Check out this article on Smoking White Fish for some more recipes, including an excellent sturgeon recipe.

Conclusion

Sturgeon is a great fish to eat. It tastes good and can be prepared in many different ways. While sturgeon isn’t as common as halibut or salmon, it is still a great addition to one’s diet. Sturgeon is healthy for you and will give you valuable nutrients.

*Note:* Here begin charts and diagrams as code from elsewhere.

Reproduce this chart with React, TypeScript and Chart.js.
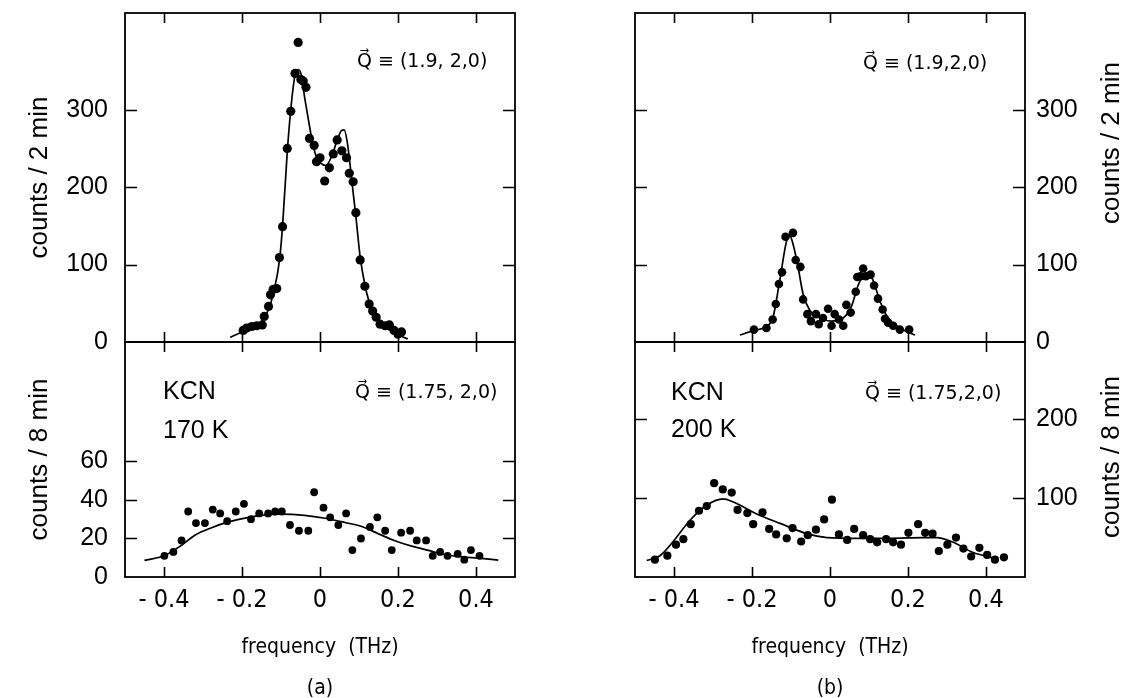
import React, { useEffect, useRef } from 'react';
import { Chart, registerables } from 'chart.js';

Chart.register(...registerables);

const CANVAS_W = 1143;
const CANVAS_H = 720;

// frequency axis (THz)
const X_TICKS = [-0.4, -0.2, 0, 0.2, 0.4];
const X_TICK_LABELS = ['- 0.4', '- 0.2', '0', '0.2', '0.4'];

// count axes
const TOP_Y_TICKS = [0, 100, 200, 300];
const TOP_Y_MARKS = [100, 200, 300];
const BL_Y_TICKS = [0, 20, 40, 60];
const BL_Y_MARKS = [20, 40, 60];
const BR_Y_TICKS = [100, 200];
const BR_Y_MARKS = [100, 200];

// (a) upper: Q = (1.9,2,0), counts / 2 min
const TL_FREQ = [-0.197, -0.188, -0.175, -0.162, -0.148, -0.143, -0.132, -0.127, -0.12, -0.111, -0.104, -0.096, -0.084, -0.075, -0.064, -0.056, -0.049, -0.043, -0.036, -0.027, -0.015, -0.009, 0.0, 0.012, 0.024, 0.034, 0.044, 0.056, 0.068, 0.075, 0.085, 0.092, 0.103, 0.115, 0.126, 0.135, 0.144, 0.154, 0.167, 0.178, 0.19, 0.2, 0.209];
const TL_COUNTS = [15, 18, 20, 21, 22, 33, 46, 61, 68, 69, 109, 149, 250, 298, 347, 387, 339, 337, 329, 263, 254, 233, 238, 208, 225, 243, 261, 247, 238, 218, 207, 167, 106, 72, 49, 40, 32, 23, 21, 22, 15, 10, 13];
const TL_FIT_FREQ = [-0.23, -0.2, -0.17, -0.15, -0.132, -0.12, -0.104, -0.096, -0.084, -0.075, -0.064, -0.056, -0.048, -0.04, -0.03, -0.02, -0.01, 0, 0.015, 0.03, 0.045, 0.055, 0.062, 0.07, 0.078, 0.085, 0.092, 0.103, 0.115, 0.126, 0.135, 0.145, 0.155, 0.17, 0.19, 0.21, 0.225];
const TL_FIT_COUNTS = [6, 13, 19, 26, 42, 62, 105, 150, 245, 300, 345, 352, 345, 318, 288, 260, 240, 232, 228, 240, 262, 273, 274, 258, 225, 193, 162, 110, 74, 52, 40, 31, 24, 18, 12, 7, 4];

// (a) lower: Q = (1.75,2,0), counts / 8 min, KCN 170 K
const BL_FREQ = [-0.399, -0.376, -0.355, -0.338, -0.318, -0.295, -0.275, -0.256, -0.238, -0.216, -0.195, -0.177, -0.156, -0.133, -0.115, -0.098, -0.077, -0.054, -0.03, -0.015, 0.009, 0.026, 0.047, 0.067, 0.083, 0.105, 0.128, 0.147, 0.167, 0.184, 0.208, 0.231, 0.248, 0.272, 0.289, 0.308, 0.327, 0.353, 0.37, 0.387, 0.409];
const BL_COUNTS = [11, 13, 19, 34, 28, 28, 35, 33, 29, 34, 38, 30, 33, 33, 34, 34, 27, 24, 24, 44, 36, 31, 27, 33, 14, 20, 26, 31, 24, 14, 23, 24, 19, 19, 11, 13, 11, 12, 9, 14, 11];
const BL_FIT_FREQ = [-0.45, -0.4, -0.355, -0.32, -0.278, -0.235, -0.192, -0.15, -0.1, -0.04, 0.013, 0.064, 0.107, 0.15, 0.192, 0.235, 0.278, 0.32, 0.363, 0.406, 0.457];
const BL_FIT_COUNTS = [8.6, 11, 16.5, 21.8, 25.6, 28.6, 30.6, 32, 32.6, 32, 30.5, 28.3, 26.2, 22.4, 18.8, 16, 13.8, 11.7, 10.5, 9.8, 8.8];

// (b) upper: Q = (1.9,2,0), counts / 2 min
const TR_FREQ = [-0.195, -0.163, -0.147, -0.139, -0.131, -0.123, -0.114, -0.095, -0.088, -0.076, -0.069, -0.058, -0.049, -0.036, -0.029, -0.018, -0.005, 0.004, 0.012, 0.023, 0.034, 0.042, 0.053, 0.066, 0.07, 0.078, 0.085, 0.092, 0.104, 0.113, 0.123, 0.135, 0.141, 0.149, 0.162, 0.179, 0.203];
const TR_COUNTS = [16, 18, 29, 49, 75, 90, 136, 141, 106, 97, 55, 36, 27, 36, 23, 31, 43, 21, 36, 29, 21, 48, 38, 65, 84, 85, 95, 85, 87, 73, 56, 42, 30, 25, 21, 16, 16];
const TR_FIT_FREQ = [-0.231, -0.195, -0.163, -0.146, -0.129, -0.111, -0.103, -0.095, -0.082, -0.069, -0.052, -0.026, 0.004, 0.034, 0.055, 0.072, 0.087, 0.1, 0.111, 0.128, 0.149, 0.179, 0.218];
const TR_FIT_COUNTS = [9, 15, 20, 32, 79, 131, 137, 127, 97, 62, 41, 31, 27, 31, 46, 73, 87, 88, 79, 53, 31, 18, 9];

// (b) lower: Q = (1.75,2,0), counts / 8 min, KCN 200 K
const BR_FREQ = [-0.449, -0.417, -0.395, -0.376, -0.357, -0.336, -0.316, -0.297, -0.275, -0.252, -0.237, -0.212, -0.197, -0.173, -0.156, -0.138, -0.111, -0.096, -0.074, -0.057, -0.036, -0.015, 0.005, 0.023, 0.044, 0.062, 0.085, 0.103, 0.121, 0.144, 0.162, 0.182, 0.201, 0.226, 0.244, 0.263, 0.279, 0.301, 0.323, 0.342, 0.362, 0.383, 0.403, 0.423, 0.446];
const BR_COUNTS = [22, 27, 41, 48, 67, 84, 90, 119, 111, 107, 85, 81, 67, 82, 61, 54, 49, 62, 45, 53, 60, 73, 98, 54, 47, 61, 53, 48, 44, 48, 44, 41, 56, 67, 56, 55, 33, 41, 50, 36, 26, 37, 28, 22, 25];
const BR_FIT_FREQ = [-0.47, -0.436, -0.402, -0.359, -0.316, -0.274, -0.248, -0.188, -0.128, -0.06, -0.008, 0.068, 0.154, 0.239, 0.274, 0.316, 0.367, 0.419];
const BR_FIT_COUNTS = [21, 27, 45, 72, 91, 99, 95, 80, 68, 55, 50, 49, 49, 50, 50, 44, 31, 24];

const SANS = "'Liberation Sans', Arial, sans-serif";
const NARROW = "'DejaVu Sans Condensed', 'Liberation Sans', sans-serif";
const DEJAVU = "'DejaVu Sans', sans-serif";

type TextItem = { text: string; dx: number; dy: number; size: number; family: string };
type Spec = {
  freq: number[]; counts: number[]; fitFreq: number[]; fitCounts: number[];
  yMax: number; yTicks: number[]; yMarks: number[];
  side: 'left' | 'right'; showX: boolean;
  area: { left: number; top: number; right: number; bottom: number };
  yTitle: string; xTitle: string[]; radius: number;
  texts: TextItem[];
  sideTitle?: { text: string; dx: number; dy: number };
};

const zip = (xs: number[], ys: number[]) => xs.map((x, i) => ({ x, y: ys[i] }));

const decorPlugin = {
  id: 'decor',
  afterDraw(chart: any, _args: any, opts: any) {
    const { ctx, chartArea: a, scales } = chart;
    ctx.save();
    ctx.strokeStyle = '#000';
    ctx.fillStyle = '#000';
    ctx.lineWidth = 1.8;
    ctx.strokeRect(a.left, a.top, a.right - a.left, a.bottom - a.top);
    ctx.lineWidth = 1.6;
    ctx.beginPath();
    for (const v of X_TICKS) {
      const px = Math.round(scales.x.getPixelForValue(v)) + 0.5;
      ctx.moveTo(px, a.top); ctx.lineTo(px, a.top + 10);
      ctx.moveTo(px, a.bottom); ctx.lineTo(px, a.bottom - 10);
    }
    for (const v of opts.yMarks) {
      const py = Math.round(scales.y.getPixelForValue(v)) + 0.5;
      ctx.moveTo(a.left, py); ctx.lineTo(a.left + 12, py);
      ctx.moveTo(a.right, py); ctx.lineTo(a.right - 12, py);
    }
    ctx.stroke();
    ctx.textBaseline = 'middle';
    ctx.textAlign = 'left';
    for (const t of opts.texts) {
      ctx.font = `${t.size}px ${t.family}`;
      ctx.fillText(t.text, a.left + t.dx, a.top + t.dy);
    }
    if (opts.sideTitle) {
      const s = opts.sideTitle;
      ctx.translate(a.right + s.dx, a.top + s.dy);
      ctx.rotate(-Math.PI / 2);
      ctx.textAlign = 'center';
      ctx.font = `26px ${SANS}`;
      ctx.fillText(s.text, 0, 0);
    }
    ctx.restore();
  },
};

function buildConfig(p: Spec): any {
  const a = p.area;
  const left = p.side === 'left';
  return {
    type: 'scatter',
    data: {
      datasets: [
        {
          label: 'measured',
          data: zip(p.freq, p.counts),
          showLine: false,
          pointRadius: p.radius,
          pointHoverRadius: p.radius,
          backgroundColor: '#000',
          borderColor: '#000',
          borderWidth: 0,
        },
        {
          label: 'fit',
          data: zip(p.fitFreq, p.fitCounts),
          showLine: true,
          pointRadius: 0,
          pointHoverRadius: 0,
          borderColor: '#000',
          borderWidth: 1.7,
          cubicInterpolationMode: 'monotone',
          fill: false,
        },
      ],
    },
    options: {
      responsive: false,
      animation: false,
      devicePixelRatio: 1,
      events: [],
      layout: {
        autoPadding: false,
        padding: {
          left: left ? 0 : a.left,
          right: left ? CANVAS_W - a.right : 0,
          top: a.top,
          bottom: p.showX ? 0 : CANVAS_H - a.bottom,
        },
      },
      plugins: {
        legend: { display: false },
        tooltip: { enabled: false },
        decor: { yMarks: p.yMarks, texts: p.texts, sideTitle: p.sideTitle || null },
      },
      scales: {
        x: {
          type: 'linear',
          position: 'bottom',
          min: -0.5,
          max: 0.5,
          grid: { display: false, drawTicks: false },
          border: { display: false },
          afterBuildTicks: (s: any) => { s.ticks = X_TICKS.map((v) => ({ value: v })); },
          afterFit: (s: any) => {
            s.height = p.showX ? CANVAS_H - a.bottom : 0;
            s.paddingLeft = 0; s.paddingRight = 0; s.paddingTop = 0; s.paddingBottom = 0;
          },
          ticks: {
            display: p.showX,
            autoSkip: false,
            maxRotation: 0,
            minRotation: 0,
            padding: 8,
            color: '#000',
            font: { family: NARROW, size: 25, lineHeight: 1.2 },
            callback: (_v: any, i: number) => X_TICK_LABELS[i],
          },
          title: {
            display: p.showX,
            text: p.xTitle,
            color: '#000',
            font: { family: NARROW, size: 21, lineHeight: '41px' },
            padding: { top: 0, bottom: 11 },
          },
        },
        y: {
          type: 'linear',
          position: p.side,
          min: 0,
          max: p.yMax,
          grid: { display: false, drawTicks: false },
          border: { display: false },
          afterBuildTicks: (s: any) => { s.ticks = p.yTicks.map((v) => ({ value: v })); },
          afterFit: (s: any) => {
            s.width = left ? a.left : CANVAS_W - a.right;
            s.paddingLeft = 0; s.paddingRight = 0; s.paddingTop = 0; s.paddingBottom = 0;
          },
          ticks: {
            padding: left ? 17 : 11,
            color: '#000',
            font: { family: SANS, size: 25 },
            callback: (v: any) => String(v),
          },
          title: {
            display: left,
            text: p.yTitle,
            color: '#000',
            font: { family: SANS, size: 26, lineHeight: 1.2 },
            padding: { top: 24, bottom: 0 },
          },
        },
      },
    },
    plugins: [decorPlugin],
  };
}

const PANELS: Spec[] = [
  {
    freq: TL_FREQ, counts: TL_COUNTS, fitFreq: TL_FIT_FREQ, fitCounts: TL_FIT_COUNTS,
    yMax: 425, yTicks: TOP_Y_TICKS, yMarks: TOP_Y_MARKS, side: 'left', showX: false,
    area: { left: 125, top: 13, right: 515, bottom: 342 },
    yTitle: 'counts / 2 min', xTitle: [], radius: 4.6,
    texts: [{ text: 'Q\u20D7 \u2261 (1.9, 2,0)', dx: 232, dy: 49, size: 19, family: DEJAVU }],
  },
  {
    freq: BL_FREQ, counts: BL_COUNTS, fitFreq: BL_FIT_FREQ, fitCounts: BL_FIT_COUNTS,
    yMax: 122, yTicks: BL_Y_TICKS, yMarks: BL_Y_MARKS, side: 'left', showX: true,
    area: { left: 125, top: 342, right: 515, bottom: 577 },
    yTitle: 'counts / 8 min', xTitle: ['frequency  (THz)', '(a)'], radius: 3.9,
    texts: [
      { text: 'KCN', dx: 38, dy: 50, size: 25, family: SANS },
      { text: '170 K', dx: 38, dy: 89, size: 25, family: SANS },
      { text: 'Q\u20D7 \u2261 (1.75, 2,0)', dx: 230, dy: 51, size: 19, family: DEJAVU },
    ],
  },
  {
    freq: TR_FREQ, counts: TR_COUNTS, fitFreq: TR_FIT_FREQ, fitCounts: TR_FIT_COUNTS,
    yMax: 425, yTicks: TOP_Y_TICKS, yMarks: TOP_Y_MARKS, side: 'right', showX: false,
    area: { left: 635, top: 13, right: 1025, bottom: 342 },
    yTitle: 'counts / 2 min', xTitle: [], radius: 4.3,
    texts: [{ text: 'Q\u20D7 \u2261 (1.9,2,0)', dx: 228, dy: 51, size: 19, family: DEJAVU }],
    sideTitle: { text: 'counts / 2 min', dx: 87, dy: 130 },
  },
  {
    freq: BR_FREQ, counts: BR_COUNTS, fitFreq: BR_FIT_FREQ, fitCounts: BR_FIT_COUNTS,
    yMax: 298, yTicks: BR_Y_TICKS, yMarks: BR_Y_MARKS, side: 'right', showX: true,
    area: { left: 635, top: 342, right: 1025, bottom: 577 },
    yTitle: 'counts / 8 min', xTitle: ['frequency  (THz)', '(b)'], radius: 4.1,
    texts: [
      { text: 'KCN', dx: 36, dy: 51, size: 25, family: SANS },
      { text: '200 K', dx: 36, dy: 88, size: 25, family: SANS },
      { text: 'Q\u20D7 \u2261 (1.75,2,0)', dx: 230, dy: 52, size: 19, family: DEJAVU },
    ],
    sideTitle: { text: 'counts / 8 min', dx: 87, dy: 115 },
  },
];

function Panel({ spec }: { spec: Spec }) {
  const ref = useRef<HTMLCanvasElement | null>(null);
  useEffect(() => {
    if (!ref.current) return;
    const chart = new Chart(ref.current, buildConfig(spec));
    return () => chart.destroy();
  }, [spec]);
  return (
    <canvas
      ref={ref}
      width={CANVAS_W}
      height={CANVAS_H}
      style={{ position: 'absolute', left: 0, top: 0, width: CANVAS_W, height: CANVAS_H }}
    />
  );
}

export default function App() {
  return (
    <div
      style={{
        position: 'absolute', left: 0, top: 0, width: 1143, height: 698,
        overflow: 'hidden', background: '#fff',
      }}
    >
      {PANELS.map((p, i) => (
        <Panel key={i} spec={p} />
      ))}
    </div>
  );
}
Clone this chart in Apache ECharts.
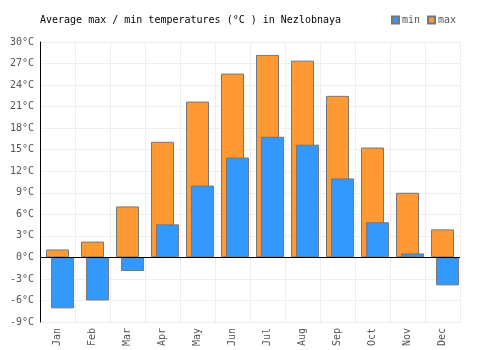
<!DOCTYPE html>
<html>
<head>
<meta charset="utf-8">
<script src="https://cdn.jsdelivr.net/npm/echarts@6/dist/echarts.min.js"></script>
<style>html,body{margin:0;padding:0;background:#fff}#c{width:500px;height:350px}</style>
</head>
<body>
<div id="c"></div>
<script>
var categories = ['Jan','Feb','Mar','Apr','May','Jun','Jul','Aug','Sep','Oct','Nov','Dec'];
var minTemps = [-7.1, -6.0, -1.9, 4.6, 10.0, 13.9, 16.8, 15.7, 11.0, 4.9, 0.55, -3.9];
var maxTemps = [1.1, 2.2, 7.1, 16.1, 21.7, 25.6, 28.2, 27.4, 22.5, 15.3, 9.0, 3.9];
var yMin = -9, yMax = 30, yStep = 3;
var titleText = 'Average max / min temperatures (°C ) in Nezlobnaya';

var FONT = '"DejaVu Sans Mono", monospace';
var chart = echarts.init(document.getElementById('c'), null, {renderer: 'canvas'});
var border = {borderColor: '#777', borderWidth: 1};
chart.setOption({
  animation: false,
  backgroundColor: '#fff',
  title: {
    text: titleText, left: 34, top: 15, padding: [0, 6],
    textStyle: {fontFamily: FONT, fontSize: 10, fontWeight: 'normal', color: '#000'}
  },
  legend: {
    data: ['min', 'max'], left: 387, top: 15, padding: [0, 4],
    itemWidth: 7, itemHeight: 7, itemGap: 7, icon: 'rect',
    textStyle: {fontFamily: FONT, fontSize: 10, color: '#555', padding: [0, 0, 0, -2]}
  },
  grid: {left: 40, right: 40, top: 42, bottom: 28, containLabel: false},
  xAxis: {
    type: 'category', data: categories, boundaryGap: true,
    axisLine: {show: false}, axisTick: {show: false},
    splitLine: {show: true, lineStyle: {color: '#eee', width: 1}},
    axisLabel: {rotate: 90, margin: 6, fontFamily: FONT, fontSize: 10, color: '#555', interval: 0}
  },
  yAxis: {
    type: 'value', min: yMin, max: yMax, interval: yStep,
    axisLine: {show: true, lineStyle: {color: '#000', width: 1}},
    axisTick: {show: false},
    splitLine: {show: true, lineStyle: {color: '#eee', width: 1}},
    axisLabel: {margin: 6, fontFamily: FONT, fontSize: 10, color: '#555', formatter: '{value}°C'}
  },
  series: [
    {name: 'pad', type: 'bar', data: [], barWidth: 23, barGap: '-78%', silent: true},
    {name: 'max', type: 'bar', data: maxTemps, barWidth: 23, barGap: '-78%',
     itemStyle: Object.assign({color: '#ff9933'}, border)},
    {name: 'min', type: 'bar', data: minTemps, barWidth: 23, barGap: '-78%',
     itemStyle: Object.assign({color: '#3399ff'}, border),
     markLine: {silent: true, symbol: ['none', 'none'], label: {show: false},
       lineStyle: {color: '#000', width: 1, type: 'solid'}, data: [{yAxis: 0}]}}
  ]
});
</script>
</body>
</html>
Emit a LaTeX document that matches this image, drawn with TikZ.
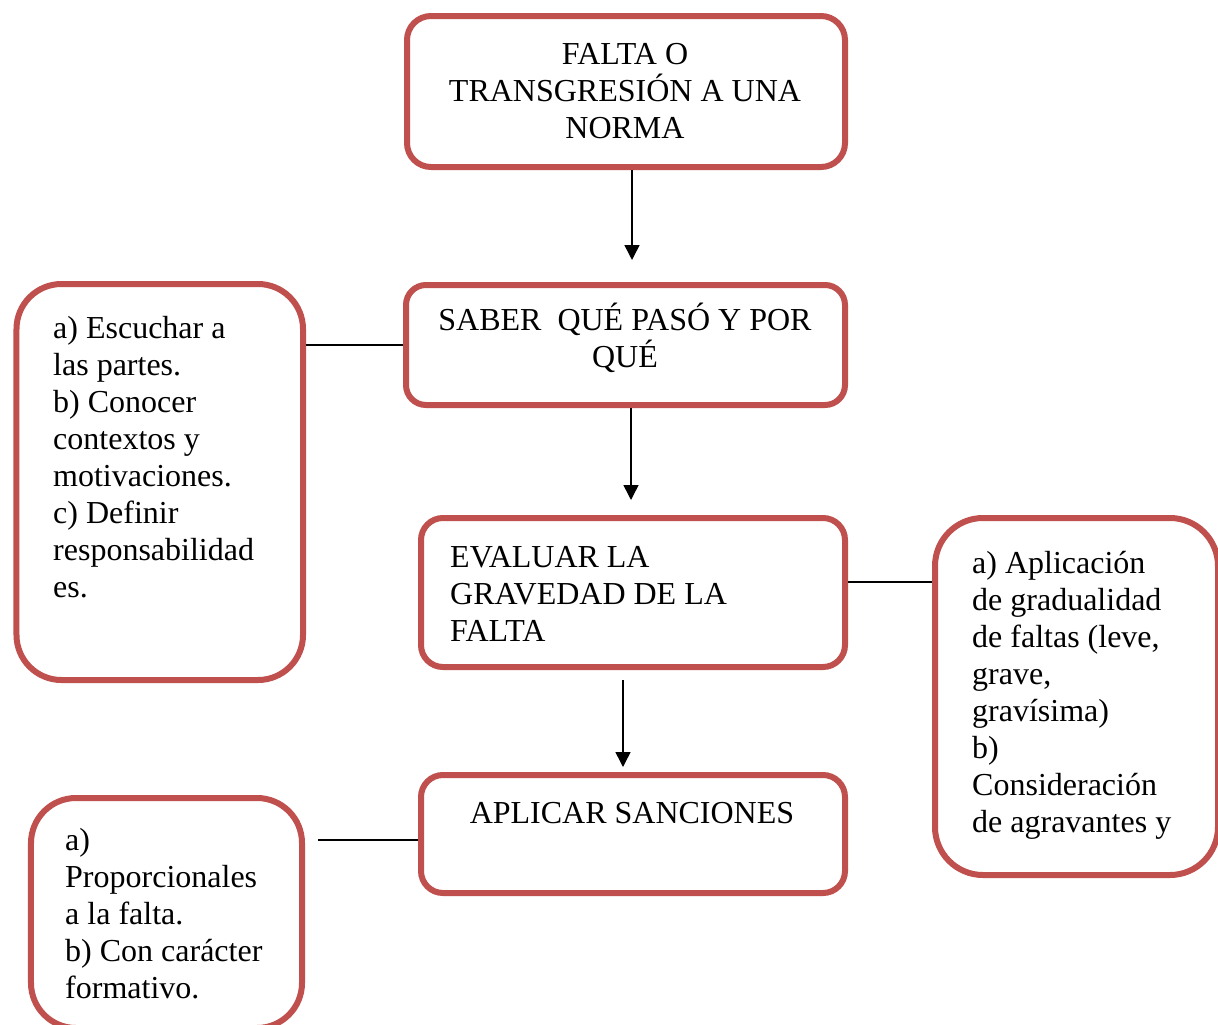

Keep in mind you should not eat large quantities of sturgeon because it is a bottom fish that could contain heavy metals.

FAQ

Where can I buy sturgeon meat?

Because many sturgeon species of sturgeon are endangered, it can be hard to come by, but there are managed supplies and farm fish you can buy. One supplier is Seattle’s Pike Place Markets online store. Smoked sturgeon can be purchased online at Amazon.com, but be prepared for sticker shock as it can be pretty pricy.

Can you eat sturgeon raw?

You can eat sturgeon raw, and it is used in some rare sushi preparations. However, we recommended taking a few precautions before consuming raw fish at home. Always freeze your fish for 24 hours before making any raw dish; the freezing will kill most parasites. You can also cure your sturgeon with an acid, like lemon juice. This can be done cubed as in ceviche or thin-sliced, similar to carpaccio. Remember to perform this in the refrigerator and allow plenty of time for the process to complete.

How long do you smoke sturgeon?

A good rule is you should smoke your sturgeon is whatever it takes to get an internal temperature of 145 degrees Fahrenheit. For a hot style smoke, this could be 30 minutes on a pellet grill at 350 degrees. A slow smoke in a vertical smoker might take up to 8 hours at 170 degrees.